True progress between the Israelis and the Palestinians will require a daring paradigm shift. Rather than a focus on the issues of settlement activity and territory, success in the negotiations will first require at least a tentative change in the Palestinian position on recognition of Israel as a Jewish state. Such a change would address Israel’s primary security concerns and facilitate rapid progress on all the remaining core issues.

The leadership of pre-state Israel accepted the notion of partitioning mandatory Palestine into two states in 1937, and in more recent times, Israeli leaders have demonstrated that they accept that the Palestinians have legitimate national rights -- including the right to self-determination in the historic birthplace of the Jewish people. Israel has adopted this position despite serious reservations about Palestinian nationalism and Palestinian leaders’ unflinching resistance to the existence of the Jewish state. There must now be reciprocity. Israel is prepared to facilitate the creation of a Palestinian state and forgo the dream of a Greater Israel. In return, the Palestinians must abandon their ambitions of eventually expanding their state to encompass all of mandatory Palestine.

But it appears that Abbas simply does not want, feels no need, or is perhaps unable to offer substantive concessions or acknowledge Israel as a Jewish state. In the absence of external pressure, which could conceivably induce him to reconsider his position, and fearing a challenge to his authority from Hamas and other extremist groups, Abbas may continue to resist affirming Israel’s Jewish identity. His hesitancy to take such a step is particularly troubling because it is hard to imagine another Palestinian figure with his pedigree, as a founding member of Fatah, who would be capable of doing so.

Without Abbas’ cooperation, the best that could be hoped for is a cold peace. The Palestinians might continue pursuing unilateral actions against Israel in the international community, but this would only undermine the prospects for a lasting reconciliation. Or they may decide to wait for a future Israeli government that takes a less stringent view of its security requirements, including the issue of Palestinian recognition of Israel as a Jewish state -- although it is unlikely that the Israeli public would elect a leader willing to capitulate on these core components.

Accordingly, if the Palestinians remain steadfast in their refusal to recognize Israel as the nation-state of the Jewish people, Israel will necessarily shift its focus toward devising a framework that enables some kind of conflict management. Such an arrangement might involve Israel’s continued support for the capability of the Palestinians to guarantee internal security and contribute to broader regional security, while providing a better quality of life for their citizens. Moreover, Israel and the Palestinians could consider interim agreements, such as one that would create a Palestinian state with provisional boundaries. In this context, Israel could work with the Palestinian leadership to promote a culture of peace and tolerance.
But these steps would not solve the fundamental problem impeding negotiations. If Abbas is to gain the confidence of the Israeli public, he must be prepared to sign an agreement that incorporates formal Palestinian acceptance of Israel as the nation-state of the Jewish people. Without this acknowledgment, even effective security cooperation will not win the full trust of the Israelis. Abbas must be made to understand that the only avenue to Palestinian independence -- which, at this juncture, only he can achieve -- runs through such recognition.
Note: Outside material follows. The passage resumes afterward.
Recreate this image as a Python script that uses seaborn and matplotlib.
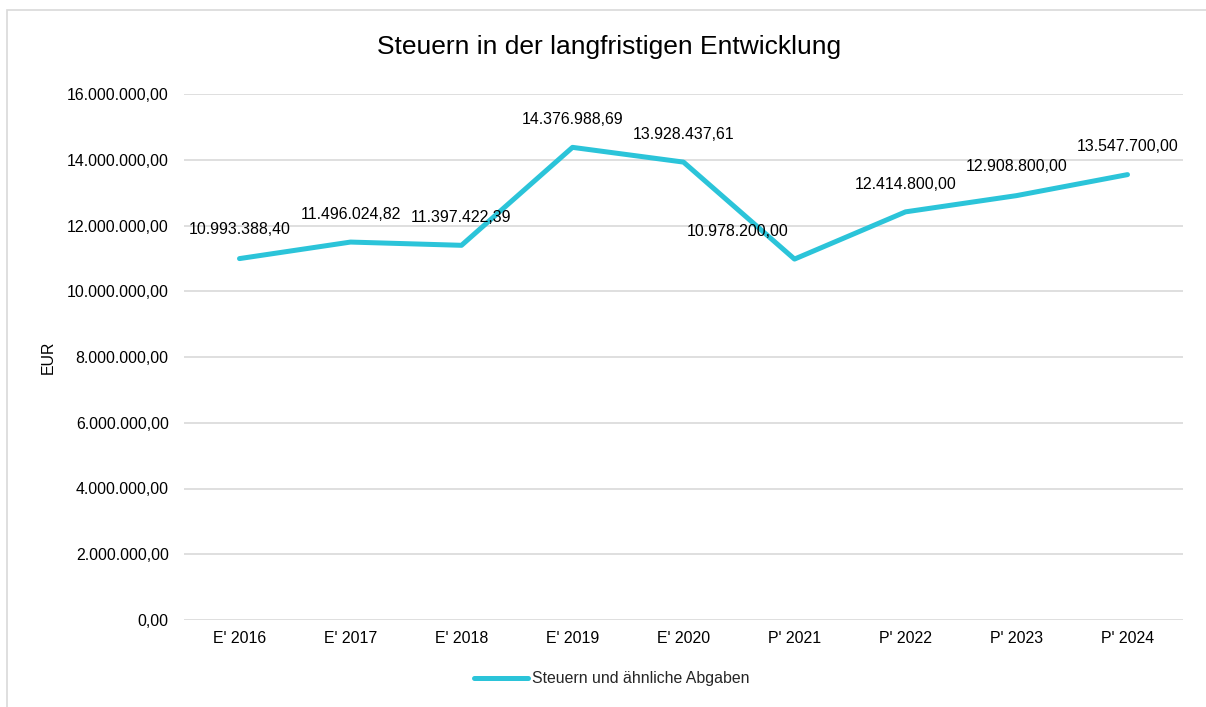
import matplotlib
matplotlib.use("Agg")
import matplotlib.pyplot as plt
import seaborn as sns
import pandas as pd
from matplotlib.patches import Rectangle
from matplotlib.lines import Line2D

categories = ["E' 2016", "E' 2017", "E' 2018", "E' 2019", "E' 2020",
              "P' 2021", "P' 2022", "P' 2023", "P' 2024"]
values = [10993388.40, 11496024.82, 11397422.39, 14376988.69, 13928437.61,
          10978200.00, 12414800.00, 12908800.00, 13547700.00]
series_name = "Steuern und ähnliche Abgaben"
title = "Steuern in der langfristigen Entwicklung"
y_ticks = [0, 2000000, 4000000, 6000000, 8000000, 10000000, 12000000, 14000000, 16000000]

def de_fmt(v):
    s = f"{v:,.2f}"
    return s.replace(",", "X").replace(".", ",").replace("X", ".")

sns.set_theme(style="white")
plt.rcParams['font.family'] = ['Liberation Sans', 'DejaVu Sans']

FS = 11.4
df = pd.DataFrame({"cat": categories, "val": values, "series": series_name})

fig = plt.figure(figsize=(12.06, 7.07), dpi=100)
ax = fig.add_axes([184/1206, 1 - 620/707, (1183 - 184)/1206, (620 - 94)/707])

color = "#2BC4D9"
x = list(range(len(categories)))
df["x"] = x
sns.lineplot(data=df, x="x", y="val", ax=ax, color=color, linewidth=3.6,
             legend=False, solid_capstyle="round", solid_joinstyle="round")

ax.set_xlim(-0.5, len(categories) - 0.5)
ax.set_ylim(0, 16000000)
ax.set_yticks(y_ticks)
ax.set_yticklabels([de_fmt(v) for v in y_ticks], fontsize=FS, color="#000000")
ax.set_xticks(x)
ax.set_xticklabels(categories, fontsize=FS, color="#000000")
ax.tick_params(axis="y", length=0, pad=11)
ax.tick_params(axis="x", length=0, pad=8)
ax.grid(axis="y", color="#d9d9d9", linewidth=1.2)
ax.set_axisbelow(True)
for s in ax.spines.values():
    s.set_visible(False)
ax.set_xlabel("")
ax.set_ylabel("EUR", fontsize=FS, labelpad=8, color="#000000")

# data labels (offsets in points)
offsets = [(0, 21), (0, 20), (0, 20), (0, 20), (0, 20),
           (-41, 20), (0, 20), (0, 21), (0, 20)]
for xi, v, (dx, dy) in zip(x, values, offsets):
    ax.annotate(de_fmt(v), (xi, v), xytext=(dx, dy), textcoords="offset points",
                ha="center", va="center", fontsize=FS, color="#000000")

fig.text(609/1206, 1 - 47/707, title, ha="center", va="center", fontsize=19, color="#000000")

# legend
handle = Line2D([0], [0], color=color, linewidth=3.6, solid_capstyle="round")
fig.legend([handle], [series_name], loc="center", bbox_to_anchor=(612/1206, 1 - 679/707),
           frameon=False, fontsize=FS, handlelength=3.4, handletextpad=0.25)

# outer chart border
fig.patches.append(Rectangle((7/1206, -0.01), 1.2, 1 - 10/707 + 0.01, transform=fig.transFigure,
                             fill=False, edgecolor="#d9d9d9", linewidth=1.2))

fig.savefig("out.png", dpi=100, facecolor="white")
Unfortunately, the Palestinian president appears fundamentally uninterested in negotiations without preconditions. This is, on one level, understandable, for it will be hard to reach an equitable compromise with Israel and still meet the expectations of the Palestinian public. It is a challenge for Abbas to cooperate with Israel’s security arrangements or make concessions that generations of Palestinians have been indoctrinated to reject. But the path to peace is difficult -- and if Abbas truly wants to establish an independent and flourishing Palestinian state, he is going to have to do the hard work of accepting that Israel is the nation-state of the Jewish people and convincing his people to do the same.